The day after graduating from college, I found fifty dollars in the foyer of my Chicago apartment building. It occurred to me then that if I played my cards right, I might never have to find a job. People lost things all the time. They left class rings on the sinks of public bathrooms and dropped gem-studded earrings at the doors of the opera house. My job was to keep my eyes open and find these things. I didn’t want to become one of those coots who combed the beaches of Lake Michigan with a metal detector, but if I paid attention and used my head, I might never have to work again.

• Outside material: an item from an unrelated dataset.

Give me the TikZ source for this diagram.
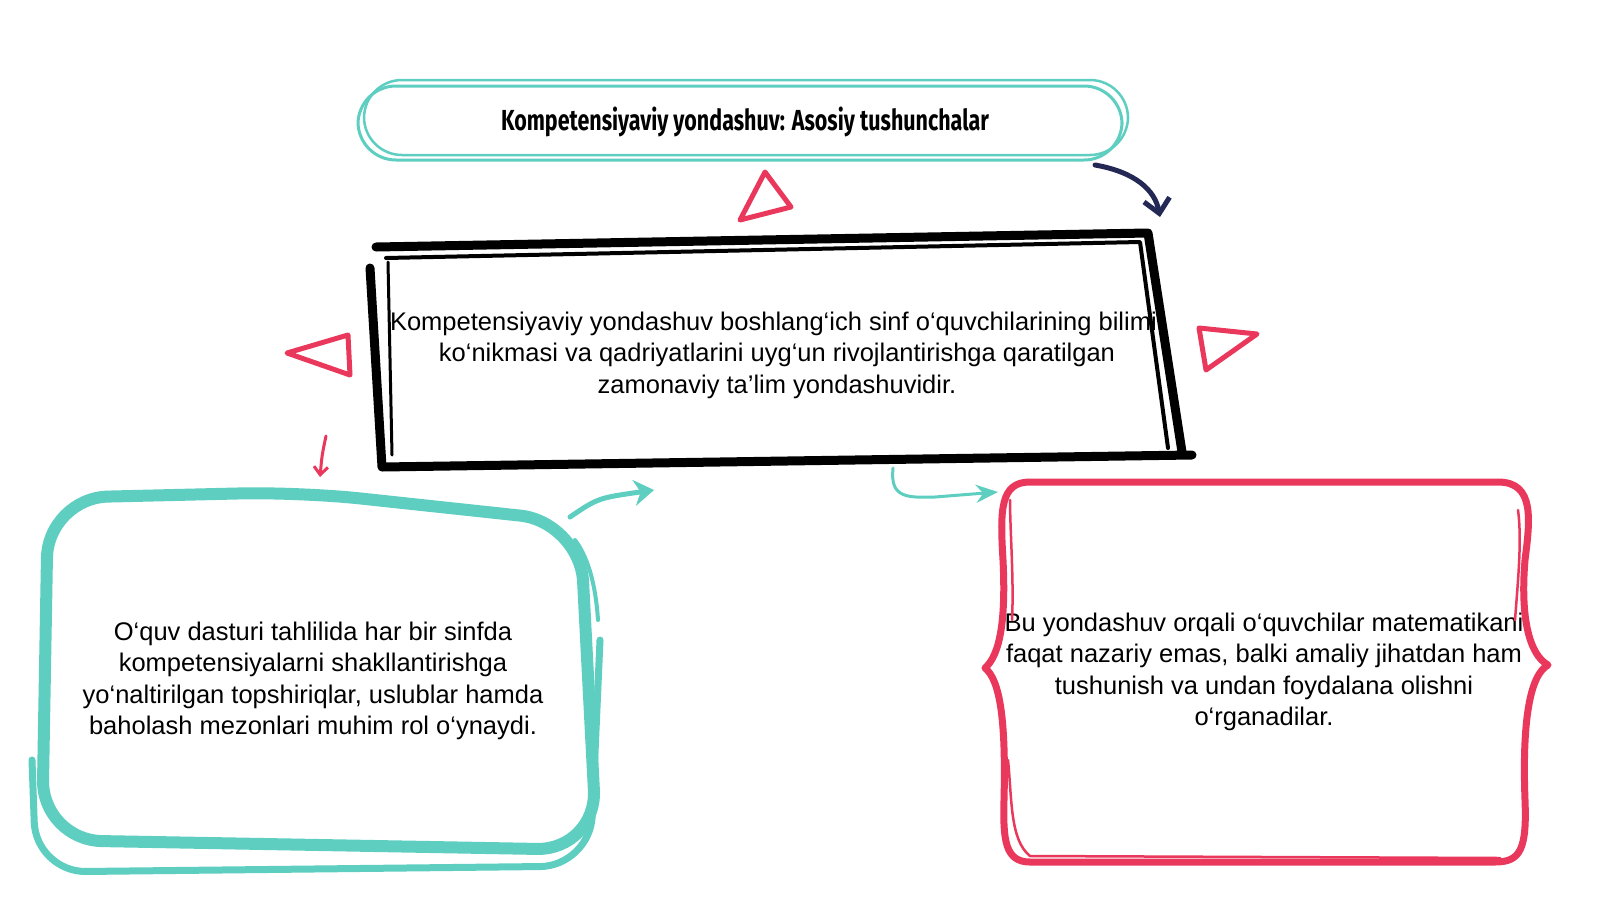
\documentclass[tikz,border=0pt]{standalone}
\usepackage{fontspec}
\setmainfont{Liberation Sans}
\newfontfamily\headfont[FakeStretch=0.74]{Fira Sans}
\usetikzlibrary{arrows.meta,calc}
\definecolor{sketchteal}{RGB}{94,206,193}
\definecolor{sketchred}{RGB}{233,56,92}
\definecolor{sketchnavy}{RGB}{36,40,84}

\begin{document}
\begin{tikzpicture}[x=1pt,y=-1pt,
  txt/.style={align=center,inner sep=0pt,font=\fontsize{25.5}{31.5}\selectfont},
  tealline/.style={draw=sketchteal,line cap=round,line join=round},
  redline/.style={draw=sketchred,line cap=round,line join=round},
  inkline/.style={draw=black,line cap=round,line join=round}]
\useasboundingbox[fill=white] (0,0) rectangle (1600,900);

% title pill
\draw[tealline,line width=3,rounded corners=38] (358,86) rectangle (1122,160);
\draw[tealline,line width=2.5,rounded corners=38] (364,80) rectangle (1128,155);
\node[font=\headfont\bfseries\fontsize{29}{34}\selectfont] (title) at (745,122) {Kompetensiyaviy yondashuv: Asosiy tushunchalar};

% middle box
\node[txt] (core) at (777,355) {Kompetensiyaviy yondashuv boshlang‘ich sinf o‘quvchilarining bilimi,\\
ko‘nikmasi va qadriyatlarini uyg‘un rivojlantirishga qaratilgan\\
zamonaviy ta’lim yondashuvidir.};
\draw[inkline,line width=9] (376,247) -- (1148,233) -- (1182,452);
\draw[inkline,line width=9] (1192,455) -- (382,467) -- (370,268);
\draw[inkline,line width=4] (386,258) -- (1140,242) -- (1168,448);
\draw[inkline,line width=3] (388,262) -- (392,455);

% red triangles
\draw[redline,line width=5] (765,172) -- (791,207) -- (740,220) -- cycle;
\draw[redline,line width=5] (287,353) -- (348,335) -- (350,375) -- cycle;
\draw[redline,line width=5] (1199,328) -- (1257,334) -- (1206,370) -- cycle;

% arrows
\coordinate (n1) at (1095,165);
\coordinate (n2) at (1160,217);
\draw[sketchnavy,line width=5,line cap=round,-{Straight Barb[length=14,width=26]}] (n1) .. controls (1135,172) and (1155,190) .. (n2);
\coordinate (r1) at (326,436);
\coordinate (r2) at (320,477);
\draw[sketchred,line width=3,line cap=round,-{Straight Barb[length=8,width=14]}] (r1) .. controls (322,455) .. (r2);
\coordinate (t1) at (570,517);
\coordinate (t2) at (654,490);
\draw[sketchteal,line width=5,line cap=round,-{Stealth[length=20,width=26]}] (t1) .. controls (598,498) .. (t2);
\coordinate (u1) at (893,468);
\coordinate (u2) at (998,492);
\draw[sketchteal,line width=3,line cap=round,-{Stealth[length=22,width=18]}] (u1) .. controls (890,497) and (905,498) .. (935,497) -- (u2);

% lower left box
\draw[tealline,line width=12,rounded corners=60] (48,498) -- (300,492) -- (580,522) -- (597,850) -- (42,840) -- cycle;
\draw[tealline,line width=4] (575,540) .. controls (590,560) and (596,590) .. (598,620);
\draw[tealline,line width=7,rounded corners=50] (600,640) -- (590,866) -- (36,872) -- (32,760);
\node[txt] (left) at (313,681) {O‘quv dasturi tahlilida har bir sinfda\\
kompetensiyalarni shakllantirishga\\
yo‘naltirilgan topshiriqlar, uslublar hamda\\
baholash mezonlari muhim rol o‘ynaydi.};

% lower right box
\node[txt] (right) at (1264,672) {Bu yondashuv orqali o‘quvchilar matematikani\\
faqat nazariy emas, balki amaliy jihatdan ham\\
tushunish va undan foydalana olishni\\
o‘rganadilar.};
\draw[redline,line width=7] (1030,482) -- (1498,482) .. controls (1535,482) and (1530,520) .. (1525,560) .. controls (1520,620) and (1530,655) .. (1548,665) .. controls (1530,675) and (1522,720) .. (1525,800) .. controls (1527,850) and (1520,862) .. (1495,862) -- (1030,862) .. controls (1005,862) and (1003,840) .. (1004,800) .. controls (1006,720) and (1000,680) .. (985,668) .. controls (1000,655) and (1006,620) .. (1003,560) .. controls (1000,510) and (1000,482) .. cycle;
\draw[redline,line width=2.5] (1010,500) .. controls (1010,530) and (1014,580) .. (1012,620);
\draw[redline,line width=2.5] (1008,760) .. controls (1012,800) and (1010,840) .. (1030,856) -- (1500,858);
\draw[redline,line width=2.5] (1518,510) .. controls (1522,540) and (1518,580) .. (1515,620);
\end{tikzpicture}
\end{document}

Humor, then, could very well be the key, especially when it’s tempered with highly sensitive, emotional issues. The opportunity to bust a lung while laughing at someone else’s pain, all the while empathizing with them directly, is let’s face it irresistable. Dave Eggers spends more than 30 pages prefacing the points and problems with his memoir, aptly titled A Heartbreaking Work of Staggering Genius. Eggers bounces back and forth from being completely immersed in the stories he relates the loss of both parents at 22, leaving him with a younger brother to raise and a head full of screws to contend with to jumping outside of his own skin in order to comment on the absurdity and self-conciousness wrapped within the book itself.
The author feels obligated to acknowledge that yes, the success of a memoir-of any book, really-has a lot to do with how appealing its narrator is. To address this, the author offers the following: a) That he is like you. b) That, like you, he falls asleep shortly after he becomes drunk. c) That he sometimes has sex without condoms. d) That he sometimes falls asleep when he is drunk having sex without condoms… One word: appealing. And that’s just the beginning!
Being wise and funny, though that often requires an author with several life lessons under his belt. Roger Rosenblatt, an essayist for Time magazine and ‘The NewsHour with Jim Leher,’ has produced Anything Can Happen: Notes on My Inadequate Life and Yours. He uses short snippets and longer, flowing personal stories and essays to reflect on the flip side of life, and all of its randomness and quirky twists and turns. In the half-page ‘Don’t Take Your Soul to New England,’ Rosenblatt writes:
Your mind, yes. You can take your mind to New England without doing it any great damage. But your soul-up there in the dark pines and the frozen water and the lengthening shadows of small mountains over empty fields and suicidal cows, it’s no place for a soul. Read Hawthorne, the Mathers, and the Lowells, if you don’t believe me. Spars, spires, white clapboard Congregational churches screaming murder in the night. And Harvard Square at twighlight, when the zombies hang around the bookstores before they head for your porch. Do not speak of it. Makes one’s blood freeze.
When it comes down to it, the formula seems rather simple that is, simple enough for a few choice authors to grasp. Be interesting, cool, witty and talented as hell and profit wildly upon it. Or, just stick to fiction.